Правомерно ли для философских доктрин такое же различение? Абстрактно, безусловно, но значимость его будетредуцирована. Законность дедукции будет иметь меньше значения, чем произвол принципов (если предположить, что противоположность проявляется также четко). Анализ научного познания, интегрированного в систему, каким бы важным ни был для понимания этой системы, почти не позволяет извлечь из видения мира или человека, которое связано с личностью или с обществом, положительные истины или теорию познания, частично пригодных как состояние знания, которому они соответствуют. Практически некоторые проблемы, относящиеся к математике или физике, почти избавлены, особенно сегодня, от метафизики, а также от своеобразия индивида или социальных групп. В большей мере они развиваются вместе с науками, с которыми связаны. Несмотря на все это, философия, желающая быть радикальной, неизбежно тотальна.
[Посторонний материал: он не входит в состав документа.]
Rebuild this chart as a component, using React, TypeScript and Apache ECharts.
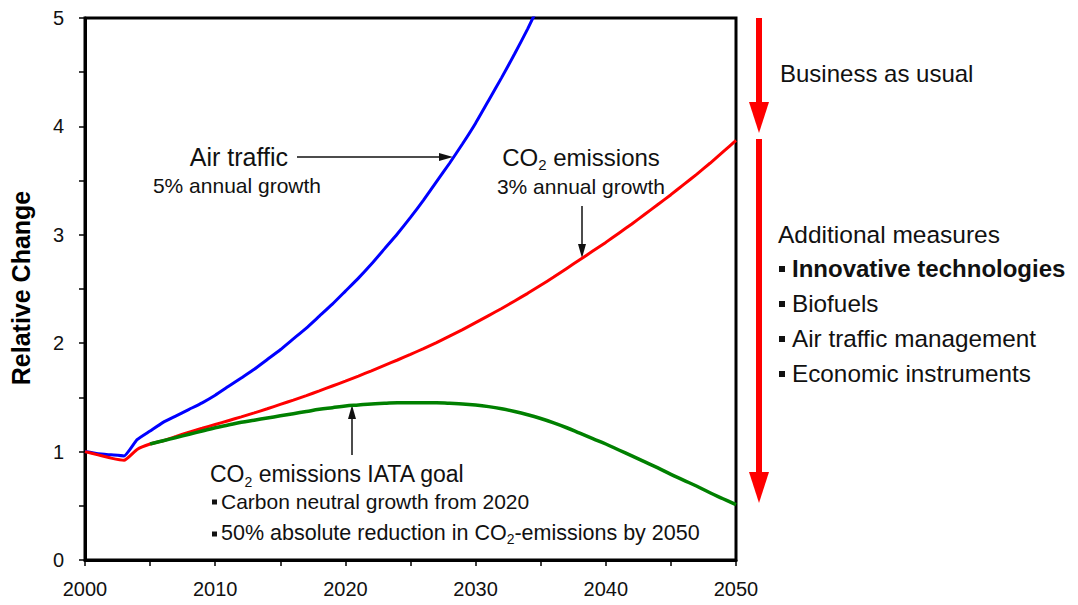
import React, { useEffect, useRef } from "react";
import * as echarts from "echarts";

const FONT = '"Liberation Sans", Arial, sans-serif';

const years = [
  2000, 2001, 2002, 2003, 2004, 2005, 2006, 2007, 2008, 2009, 2010, 2011, 2012, 2013, 2014, 2015, 2016, 2017,
  2018, 2019, 2020, 2021, 2022, 2023, 2024, 2025, 2026, 2027, 2028, 2029, 2030, 2031, 2032, 2033, 2034, 2035,
  2036, 2037, 2038, 2039, 2040, 2041, 2042, 2043, 2044, 2045, 2046, 2047, 2048, 2049, 2050,
];

// Air traffic (5% annual growth), 2000-2035 (clipped above 5)
const airTraffic = [
  1.0, 0.98, 0.97, 0.96, 1.11, 1.19, 1.27, 1.33, 1.39, 1.45, 1.52, 1.6, 1.68, 1.76, 1.85, 1.94, 2.04, 2.14,
  2.25, 2.36, 2.48, 2.6, 2.73, 2.87, 3.01, 3.16, 3.32, 3.49, 3.66, 3.84, 4.03, 4.24, 4.45, 4.67, 4.9, 5.15,
];

// CO2 emissions, business as usual (3% annual growth), 2000-2050
const co2Bau = [
  1.0, 0.97, 0.94, 0.92, 1.02, 1.07, 1.1, 1.14, 1.18, 1.215, 1.25, 1.285, 1.32, 1.357, 1.395, 1.435, 1.475,
  1.517, 1.56, 1.605, 1.65, 1.697, 1.745, 1.795, 1.845, 1.897, 1.95, 2.005, 2.065, 2.125, 2.19, 2.255, 2.32,
  2.39, 2.46, 2.535, 2.61, 2.69, 2.77, 2.85, 2.93, 3.015, 3.1, 3.19, 3.28, 3.37, 3.465, 3.56, 3.66, 3.765, 3.87,
];

// CO2 emissions, IATA goal, 2005-2050
const goalStartYear = 2005;
const co2Goal = [
  1.07, 1.1, 1.13, 1.16, 1.19, 1.22, 1.245, 1.27, 1.29, 1.31, 1.33, 1.35, 1.37, 1.39, 1.405, 1.42, 1.43, 1.44,
  1.445, 1.45, 1.45, 1.45, 1.45, 1.445, 1.44, 1.43, 1.415, 1.395, 1.37, 1.34, 1.305, 1.265, 1.22, 1.17, 1.12,
  1.07, 1.015, 0.96, 0.905, 0.85, 0.79, 0.735, 0.68, 0.62, 0.565, 0.51,
];

const xTicks = [2000, 2010, 2020, 2030, 2040, 2050];
const yTicks = [0, 1, 2, 3, 4, 5];

const rightItems = ["Biofuels", "Air traffic management", "Economic instruments"];

function pairs(startYear: number, vals: number[]) {
  return vals.map((v, i) => [startYear + i, v]);
}

export default function App() {
  const ref = useRef<HTMLDivElement>(null);

  useEffect(() => {
    if (!ref.current) return;
    const chart = echarts.init(ref.current, undefined, { renderer: "svg" });

    const txt = (x: number, y: number, text: string, size: number, extra: any = {}) => ({
      type: "text",
      x,
      y,
      style: {
        text,
        font: `${extra.bold ? "bold " : ""}${size}px ${FONT}`,
        fill: "#111",
        textAlign: extra.align || "left",
        textVerticalAlign: "middle",
        ...(extra.rich ? { rich: extra.rich } : {}),
      },
      silent: true,
    });

    const co2Rich = (size: number) => ({
      n: { fontSize: size, fontFamily: FONT, color: "#111", lineHeight: size + 6 },
      s: { fontSize: Math.round(size * 0.62), fontFamily: FONT, color: "#111", lineHeight: Math.round(size * 0.62), verticalAlign: "bottom" },
    });

    const bullet = (x: number, y: number, s: number) => ({
      type: "rect",
      shape: { x, y: y - s / 2 + 1, width: s, height: s },
      style: { fill: "#111" },
      silent: true,
    });

    const graphic: any[] = [
      // y axis title
      {
        type: "text",
        x: 21,
        y: 288,
        rotation: Math.PI / 2,
        style: {
          text: "Relative Change",
          font: `bold 25px ${FONT}`,
          fill: "#000",
          textAlign: "center",
          textVerticalAlign: "middle",
        },
        silent: true,
      },
      // Air traffic annotation
      txt(288, 157, "Air traffic", 25, { align: "right" }),
      txt(237, 185, "5% annual growth", 21, { align: "center" }),
      { type: "line", shape: { x1: 297, y1: 157, x2: 441, y2: 157 }, style: { stroke: "#111", lineWidth: 1.5 }, silent: true },
      { type: "polygon", shape: { points: [[439, 153], [453, 157], [439, 161]] }, style: { fill: "#111" }, silent: true },
      // CO2 emissions annotation
      txt(581, 157, "{n|CO}{s|2}{n| emissions}", 24, { align: "center", rich: co2Rich(24) }),
      txt(581, 186, "3% annual growth", 21, { align: "center" }),
      { type: "line", shape: { x1: 582, y1: 206, x2: 582, y2: 246 }, style: { stroke: "#111", lineWidth: 1.5 }, silent: true },
      { type: "polygon", shape: { points: [[578, 244], [582, 258], [586, 244]] }, style: { fill: "#111" }, silent: true },
      // IATA goal annotation
      { type: "line", shape: { x1: 352, y1: 455, x2: 352, y2: 417 }, style: { stroke: "#111", lineWidth: 1.5 }, silent: true },
      { type: "polygon", shape: { points: [[348, 419], [352, 405], [356, 419]] }, style: { fill: "#111" }, silent: true },
      txt(210, 474, "{n|CO}{s|2}{n| emissions IATA goal}", 23, { rich: co2Rich(23) }),
      bullet(212, 501, 5),
      txt(221, 501, "Carbon neutral growth from 2020", 21),
      bullet(212, 533, 5),
      txt(221, 533, "{m|50% absolute reduction in CO}{t|2}{m|-emissions by 2050}", 21, {
        rich: {
          m: { fontSize: 21.5, fontFamily: FONT, color: "#111", lineHeight: 26 },
          t: { fontSize: 14, fontFamily: FONT, color: "#111", lineHeight: 14, verticalAlign: "bottom" },
        },
      }),
      // Right side red arrows
      { type: "line", shape: { x1: 759, y1: 18, x2: 759, y2: 104 }, style: { stroke: "#ff0000", lineWidth: 6 }, silent: true },
      { type: "polygon", shape: { points: [[749, 102], [769, 102], [759, 133]] }, style: { fill: "#ff0000" }, silent: true },
      { type: "line", shape: { x1: 759, y1: 139, x2: 759, y2: 474 }, style: { stroke: "#ff0000", lineWidth: 6 }, silent: true },
      { type: "polygon", shape: { points: [[749, 472], [769, 472], [759, 503]] }, style: { fill: "#ff0000" }, silent: true },
      // Right side texts
      txt(780, 73, "Business as usual", 24),
      txt(778, 234, "Additional measures", 24.5),
      bullet(779, 268, 6),
      txt(792, 268, "Innovative technologies", 24, { bold: true }),
      ...rightItems.flatMap((t, i) => [bullet(779, 303 + i * 35, 6), txt(792, 303 + i * 35, t, 24.3)]),
    ];

    chart.setOption({
      animation: false,
      backgroundColor: "#fff",
      grid: {
        left: 85,
        right: 342,
        top: 18,
        bottom: 45,
        show: true,
        borderColor: "#000",
        borderWidth: 3,
        backgroundColor: "transparent",
      },
      xAxis: {
        type: "value",
        min: 2000,
        max: 2050,
        interval: 5,
        axisLine: { lineStyle: { color: "#000", width: 3 } },
        axisTick: { length: 6, lineStyle: { color: "#000", width: 1.5 } },
        splitLine: { show: false },
        axisLabel: {
          formatter: (v: number) => (xTicks.includes(v) ? String(v) : ""),
          fontSize: 20,
          fontFamily: FONT,
          color: "#111",
          margin: 19,
        },
      },
      yAxis: {
        type: "value",
        min: 0,
        max: 5,
        interval: 0.5,
        axisLine: { lineStyle: { color: "#000", width: 3 } },
        axisTick: { length: 6, lineStyle: { color: "#000", width: 1.5 } },
        splitLine: { show: false },
        axisLabel: {
          formatter: (v: number) => (yTicks.includes(v) ? String(v) : ""),
          fontSize: 20,
          fontFamily: FONT,
          color: "#111",
          margin: 21,
        },
      },
      series: [
        {
          name: "Air traffic",
          type: "line",
          data: pairs(years[0], airTraffic),
          symbol: "none",
          clip: true,
          smooth: 0.15,
          lineStyle: { color: "#0000ff", width: 3 },
          z: 3,
        },
        {
          name: "CO2 emissions IATA goal",
          type: "line",
          data: pairs(goalStartYear, co2Goal),
          symbol: "none",
          smooth: 0.4,
          lineStyle: { color: "#008000", width: 3.5 },
          z: 4,
        },
        {
          name: "CO2 emissions",
          type: "line",
          data: pairs(years[0], co2Bau),
          symbol: "none",
          smooth: 0.15,
          lineStyle: { color: "#ff0000", width: 3 },
          z: 3,
        },
      ],
      graphic,
    });

    return () => chart.dispose();
  }, []);

  return (
    <div
      ref={ref}
      style={{ position: "fixed", left: 0, top: 0, width: 1078, height: 605, background: "#fff" }}
    />
  );
}
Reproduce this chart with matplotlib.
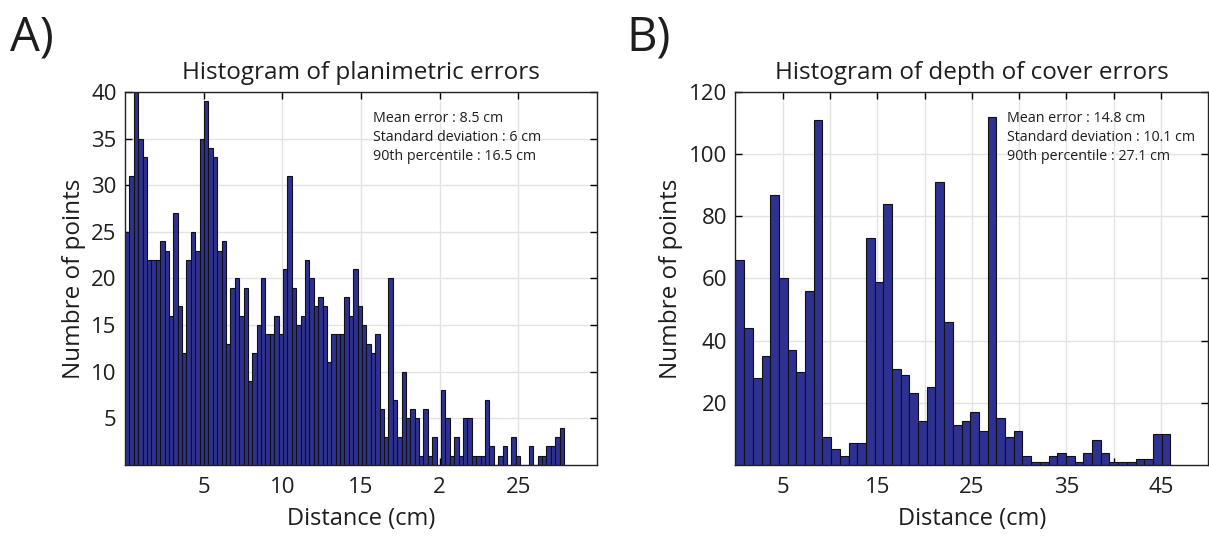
import numpy as np
import matplotlib
matplotlib.use("Agg")
import matplotlib.pyplot as plt

plt.rcParams['font.family'] = ['Open Sans', 'DejaVu Sans']

# 左图: 平面误差直方图 (100 个区间, 0 ~ 27.9 cm)
plan_range = (0.0, 27.9)
plan_counts = [25, 31, 40, 35, 33, 22, 22, 22, 24, 23,
               16, 27, 17, 12, 22, 25, 23, 35, 39, 34,
               33, 23, 24, 13, 19, 20, 16, 19, 9, 12,
               15, 20, 14, 14, 16, 14, 21, 31, 19, 15,
               16, 22, 20, 17, 18, 17, 11, 14, 14, 14,
               18, 16, 21, 17, 15, 13, 12, 14, 6, 3,
               20, 7, 3, 10, 5, 6, 5, 1, 6, 1,
               3, 0, 8, 5, 1, 3, 1, 5, 5, 1,
               1, 1, 7, 2, 0, 1, 2, 0, 3, 1,
               0, 0, 2, 0, 1, 1, 2, 2, 3, 4]
plan_xticks = [5, 10, 15, 20, 25]
plan_xlabels = ['5', '10', '15', '2', '25']
plan_yticks = [5, 10, 15, 20, 25, 30, 35, 40]
plan_stats = ['Mean error : 8.5 cm', 'Standard deviation : 6 cm',
              '90th percentile : 16.5 cm']

# 右图: 覆土深度误差直方图 (50 个区间, 0 ~ 46 cm)
depth_range = (0.0, 46.0)
depth_counts = [66, 44, 28, 35, 87, 60, 37, 30, 56, 111,
                9, 5, 3, 7, 7, 73, 59, 84, 31, 29,
                23, 14, 25, 91, 46, 13, 14, 17, 11, 112,
                15, 9, 11, 3, 1, 1, 3, 4, 3, 1,
                4, 8, 4, 1, 1, 1, 2, 2, 10, 10]
depth_xticks = [5, 10, 15, 20, 25, 30, 35, 40, 45]
depth_xlabels = ['5', '', '15', '', '25', '', '35', '', '45']
depth_yticks = [20, 40, 60, 80, 100, 120]
depth_stats = ['Mean error : 14.8 cm', 'Standard deviation : 10.1 cm',
               '90th percentile : 27.1 cm']

bar_color = '#2e3192'
text_color = '#1e1e1e'


def draw_hist(ax, counts, xrange_, xlim, ylim, xticks, xlabels, yticks, title, stats, stats_x):
    edges = np.linspace(xrange_[0], xrange_[1], len(counts) + 1)
    w = edges[1] - edges[0]
    ax.bar(edges[:-1], counts, width=w, align='edge', color=bar_color,
           edgecolor='#111111', linewidth=0.8, zorder=2)
    ax.set_xlim(*xlim)
    ax.set_ylim(*ylim)
    ax.set_xticks(xticks)
    ax.set_xticklabels(xlabels)
    ax.set_yticks(yticks)
    ax.grid(True, color='#e3e3e3', linewidth=1.0, zorder=0)
    ax.set_axisbelow(True)
    ax.tick_params(direction='in', top=True, right=True, length=5, width=1,
                   labelsize=16, labelcolor=text_color)
    ax.tick_params(axis='x', pad=9)
    ax.tick_params(axis='y', pad=6)
    for s in ax.spines.values():
        s.set_linewidth(1.0)
        s.set_color('#222222')
    ax.set_title(title, fontsize=17.5, pad=9, color=text_color)
    ax.set_xlabel('Distance (cm)', fontsize=17, labelpad=6, color=text_color)
    ax.set_ylabel('Numbre of points', fontsize=17.5, labelpad=4, color=text_color)
    for i, s in enumerate(stats):
        ax.text(stats_x, 0.93 - i * 0.052, s, transform=ax.transAxes,
                fontsize=10.3, ha='left', va='center', color=text_color)


fig = plt.figure(figsize=(12.09, 5.36), dpi=100)
ax1 = fig.add_axes([0.1034, 0.1325, 0.3904, 0.6959])
ax2 = fig.add_axes([0.6083, 0.1325, 0.3910, 0.6959])

draw_hist(ax1, plan_counts, plan_range, (0, 30), (0, 40), plan_xticks, plan_xlabels,
          plan_yticks, 'Histogram of planimetric errors', plan_stats, 0.525)
draw_hist(ax2, depth_counts, depth_range, (0, 50), (0, 120), depth_xticks, depth_xlabels,
          depth_yticks, 'Histogram of depth of cover errors', depth_stats, 0.575)

fig.text(0.008, 0.93, 'A)', fontsize=34, ha='left', va='center', color=text_color)
fig.text(0.518, 0.93, 'B)', fontsize=34, ha='left', va='center', color=text_color)

fig.savefig('out.png', dpi=100)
Формальное преодоление историзма состоит больше не в сохранении прав логики внутри произведений или систем, а в том, чтобы подняться над ангажированным мышлением в жизни, над рефлексией, благодаря


которой дух избавляется от границ индивидуальности. Наделенный некоторыми способностями член общества, закрыт в «я», которое отмечено всеми акциденциями моей наследственности и моей среды. Одним словом, мышление всегда представляет собой психологический феномен, и вот почему возможности психоанализа и марксизма безграничны. Но когда я подчиняюсь правилам истины, то результаты, которых я добиваюсь, обязательны для всех. Аналогично этому рефлексия фактически не передает убеждения заключенного, но претендует на универсальность. Например, рефлексия об условиях, в которых мы познаем историю, в основном является нерелятивной.

Несомненно, она имеет исторический характер, потому что нужно было открыть историю и построить науку о прошлом, прежде чем понять деятельность ученого. Она развивается во времени и проявляется после действия. Более того, она касается исторического действия, поскольку она разом следует за прогрессом учености и нерегулярным ритмом меняющихся интересов.

Так понятая философия рискует быть одновременно ретроспективной и формальной. Временный результат, гак как если теория исторического познания есть логика знания, то теория истории будет философией человека. Формализм отмечает не недостаток рефлексии, а неизбежную бедность вечных истин.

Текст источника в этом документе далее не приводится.